Existe dureza na lucidez de Paulo Varela Gomes. Existe beleza e mestria na simplicidade aparente da sua crónica. Mas existe, também, um desalento sensível na forma como olha o rumo dos dias. A verdade dói e Varela Gomes não tem receio em expô-la (e em expor-se). Tanto que, por vezes, nos deixa com um travo amargo sobre o que nos diz, revelando-se. Confidenciando-se. Quase, parece, traindo-se. Outras, não podemos concordar mais e desejamos ter sido nós a fazer aquela denúncia. A erguer a nossa voz.
“Ouro e Cinza” (Tinta da China, 2014) são crónicas que ficam, abrindo com este amor-bicho que a tantos toca: “Foi na Índia que aprendi a prestar atenção aos bichos, à sua alegria, ao seu sofrimento. É na Índia que todos os dias, em condições terríveis, me recordam que pertenço a uma espécie entre outras, apenas isso, nada mais“.
É, “com os olhos” mais abertos e com mais arte, que adentramos n`“este país” e nas influências e memórias “indianas”, para sermos depois conduzidos ao “campo”, terminando com a consciência de que o “tempo” é de empréstimos, e que não é preciso esquecer isso. Aliás, as crónicas selecionadas neste livro têm todas mais de uma década, algumas quase duas, e são extremamente actuais – algumas parecem mesmo premonitórias.

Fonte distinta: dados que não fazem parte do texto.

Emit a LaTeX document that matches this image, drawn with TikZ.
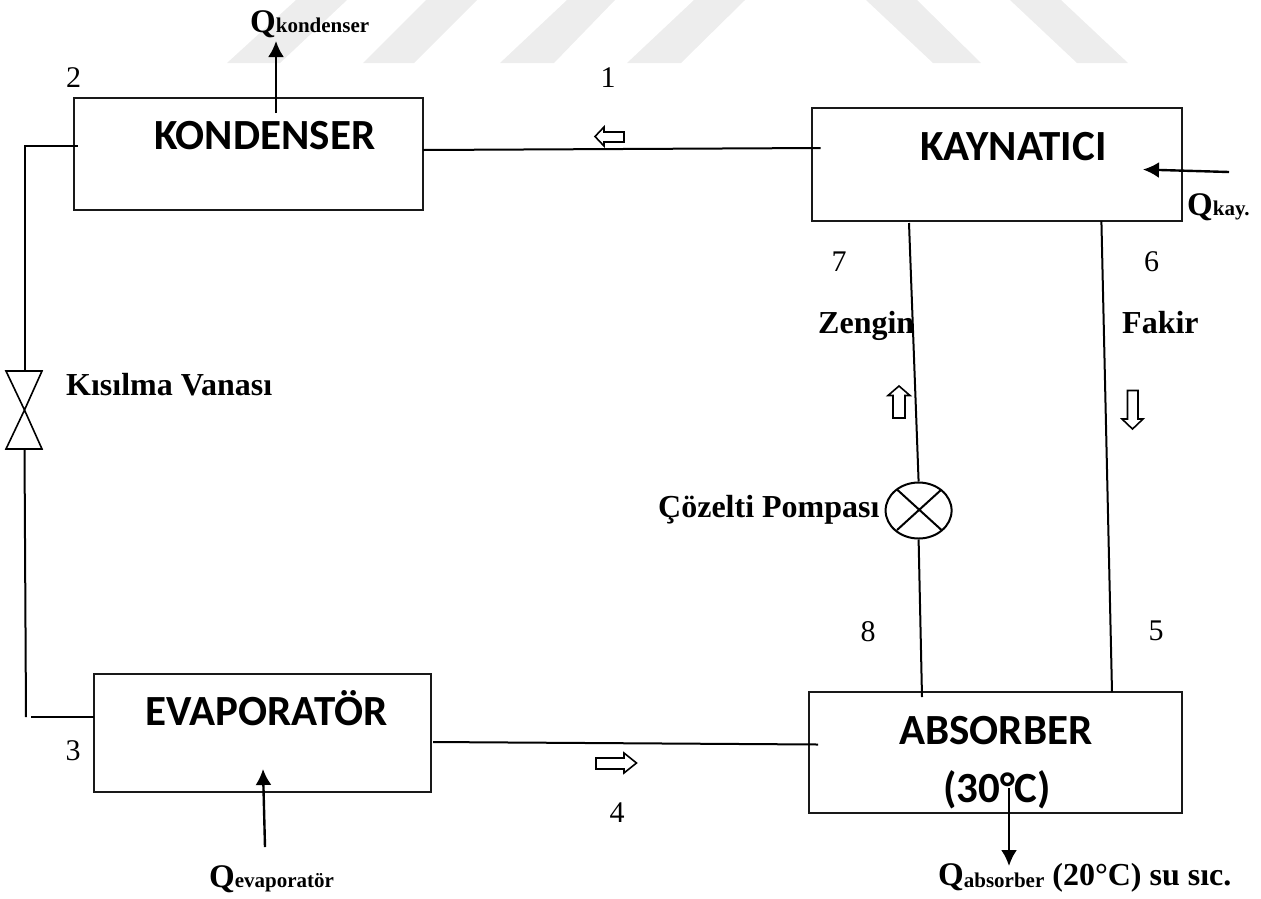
\documentclass[tikz,border=0pt]{standalone}
\usepackage{fontspec}
\setmainfont{Liberation Serif}
\newfontfamily\cali{Carlito}
\usetikzlibrary{arrows.meta,shapes.geometric}
\newcommand{\QL}[2]{{\fontsize{33}{36}\selectfont Q}{\fontsize{21}{24}\selectfont #1}#2}
\tikzset{
  unit/.style={draw=black!90,line width=2pt,rectangle,inner sep=0pt,outer sep=0pt},
  boxtext/.style={anchor=base west,inner sep=0pt,font=\cali\bfseries\fontsize{43}{48}\selectfont},
  numtext/.style={anchor=center,inner sep=0pt,font=\fontsize{30}{34}\selectfont},
  lbl/.style={anchor=base west,inner sep=0pt,font=\bfseries\fontsize{32}{36}\selectfont},
  qlbl/.style={anchor=base west,inner sep=0pt,font=\bfseries\fontsize{32}{36}\selectfont},
  pipe/.style={line width=2pt,black},
  heat/.style={line width=2.4pt,black,-{Latex[length=16pt,width=16pt]}},
  flow/.style={line width=1.6pt,draw=black,fill=white,line join=miter},
  wm/.style={fill=black!7,draw=none}
}
\begin{document}
\begin{tikzpicture}[x=1pt,y=-1pt]
\useasboundingbox (0,0) rectangle (1261,898);
% watermark
\fill[wm] (227,63)--(280,63)--(347,0)--(296,0)--cycle;
\fill[wm] (363,63)--(414,63)--(477,0)--(426,0)--cycle;
\fill[wm] (500,63)--(554,63)--(615,0)--(567,0)--cycle;
\fill[wm] (627,63)--(681,63)--(745,0)--(694,0)--cycle;
\fill[wm] (933,63)--(981,63)--(917,0)--(866,0)--cycle;
\fill[wm] (1077,63)--(1128,63)--(1061,0)--(1010,0)--cycle;
% units
\node[unit,minimum width=349pt,minimum height=112pt] (kond) at (248.5,154) {};
\node[unit,minimum width=370pt,minimum height=113pt] (kayn) at (997,164.5) {};
\node[unit,minimum width=337pt,minimum height=118pt] (evap) at (262,733) {};
\node[unit,minimum width=373pt,minimum height=121pt] (abso) at (995.5,752.5) {};
\node[boxtext] (tkond) at (154,149.5) {KONDENSER};
\node[boxtext] (tkayn) at (920,160) {KAYNATICI};
\node[boxtext] (tevap) at (145,725.5) {EVAPORATÖR};
\node[boxtext] (tabso) at (899,744) {ABSORBER};
\node[boxtext] (tabsb) at (943,802) {(30°C)};
% pump
\node[ellipse,draw,line width=2pt,minimum width=66pt,minimum height=56pt,inner sep=0pt] (pump) at (918.6,510.5) {};
\coordinate (pa) at (897,489.5); \coordinate (pb) at (941.5,530);
\coordinate (pc) at (941.5,489.5); \coordinate (pd) at (897,530);
\draw[pipe] (pa)--(pb) (pc)--(pd);
% valve
\coordinate (vt) at (24.5,371); \coordinate (vb) at (24.5,449); \coordinate (vm) at (24.5,410);
\draw[line width=1.6pt,line join=miter] (6,371)--(42,371)--(vm)--cycle;
\draw[line width=1.6pt,line join=miter] (6,449)--(42,449)--(vm)--cycle;
% connectors
\coordinate (k2) at (77.5,146); \coordinate (k2c) at (24.5,146);
\draw[pipe] (k2)--(k2c)--(vt);
\coordinate (e3) at (26,717); \coordinate (e3b) at (31,717); \coordinate (e3c) at (93.5,717);
\draw[pipe] (vb)--(e3);
\draw[pipe] (e3b)--(e3c);
\coordinate (c1a) at (423,150); \coordinate (c1b) at (820.5,148);
\draw[pipe] (c1a)--(c1b);
\coordinate (c4a) at (433,742); \coordinate (c4b) at (818,744.5);
\draw[pipe] (c4a)--(c4b);
\coordinate (c7) at (909,223); \coordinate (c8) at (922,697);
\draw[pipe] (c7)--(pump.north);
\draw[pipe] (pump.south)--(c8);
\coordinate (c6) at (1101.4,221); \coordinate (c5) at (1112,692);
\draw[pipe] (c6)--(c5);
% heat arrows
\coordinate (h1a) at (276,113); \coordinate (h1b) at (276,41);
\draw[heat] (h1a)--(h1b);
\coordinate (h2a) at (1229,172); \coordinate (h2b) at (1143,169.5);
\draw[heat] (h2a)--(h2b);
\coordinate (h3a) at (265,847); \coordinate (h3b) at (263,769);
\draw[heat] (h3a)--(h3b);
\coordinate (h4a) at (1009,788); \coordinate (h4b) at (1009,866);
\draw[heat] (h4a)--(h4b);
% flow direction arrows
\draw[flow] (595,136.5)--(604,127)--(604,132)--(624,132)--(624,142)--(604,142)--(604,146)--cycle;
\draw[flow] (636.5,763)--(624,753)--(624,758)--(596,758)--(596,769)--(624,769)--(624,773)--cycle;
\draw[flow] (899,386)--(888,395.5)--(893,395.5)--(893,418)--(905,418)--(905,395.5)--(910,395.5)--cycle;
\draw[flow] (1132.5,429)--(1122,419)--(1127.5,419)--(1127.5,390.5)--(1138,390.5)--(1138,419)--(1143,419)--cycle;
% numbers
\node[numtext] (n2) at (73.5,78) {2};
\node[numtext] (n1) at (608,78) {1};
\node[numtext] (n7) at (839,261.5) {7};
\node[numtext] (n6) at (1151.5,261.5) {6};
\node[numtext] (n8) at (868,632) {8};
\node[numtext] (n5) at (1156,631) {5};
\node[numtext] (n3) at (73,751) {3};
\node[numtext] (n4) at (617,812.5) {4};
% labels
\node[lbl] (lzen) at (818,333) {Zengin};
\node[lbl] (lfak) at (1122,333) {Fakir};
\node[lbl] (lpom) at (658,517) {Çözelti Pompası};
\node[lbl] (lkis) at (66,395) {Kısılma Vanası};
\node[qlbl] (qk) at (250,32) {\QL{kondenser}{}};
\node[qlbl] (qe) at (209,887) {\QL{evaporatör}{}};
\node[qlbl] (qy) at (1187,215) {\QL{kay.}{}};
\node[qlbl] (qa) at (938,885) {{\fontsize{33}{36}\selectfont Q}\raisebox{-2pt}{\fontsize{21}{24}\selectfont absorber} (20°C) su sıc.};
\end{tikzpicture}
\end{document}
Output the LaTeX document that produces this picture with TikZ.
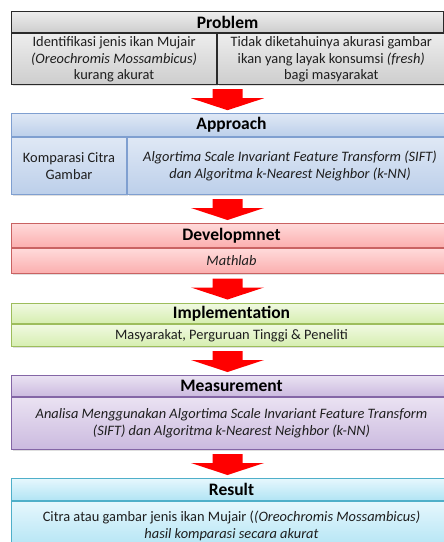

“A obsessão com o clima é um dos sintomas da sensação de perigo iminente que tomou conta de milhões de pessoas (…) Sabemos que aquilo a que chamamos «a Natureza» pode fazer-nos o que nós também podemos fazer a nós próprios: acabar com tudo no meio de indescritível desordem e sofrimento.“
A escrita de Paulo Varela Gomes é um misto de sensações e cenários, que despertam as mais variadas reacções no leitor. Tanto brinca com a situação como, rapidamente, termina com referências que divergem, sem esquecer que quem vive no campo vive as intempéries com outra paixão. E outro humor. Especialmente por ver as suas serras, montes e rios serem escalavrados ao sabor de projectos escolhidos por quem decide, sem ter os olhos postos na linha do horizonte; por quem não sente a “estalada do vento” ou os escapes bafientos dos Datsuns japoneses, que ainda povoam (ou poluem) as estradas secundárias, trepando pelas estradas de macadame mesmo na canícula.
É com estas imagens, autênticas viagens a um Portugal que parece longínquo, que aterramos em terras de monções, onde tigres fazem comunidades de viúvas, as cores falam mais alto e as frutas são mais carnudas, ficando o leitor a sonhar com mangas. Percebemos que a saudade não é uma miragem, antes o tempero para estas e outras estórias que se sobrepõem aos relatos da actualidade, às preocupações e ao medo do tempo que urge, do adeus que se impõe.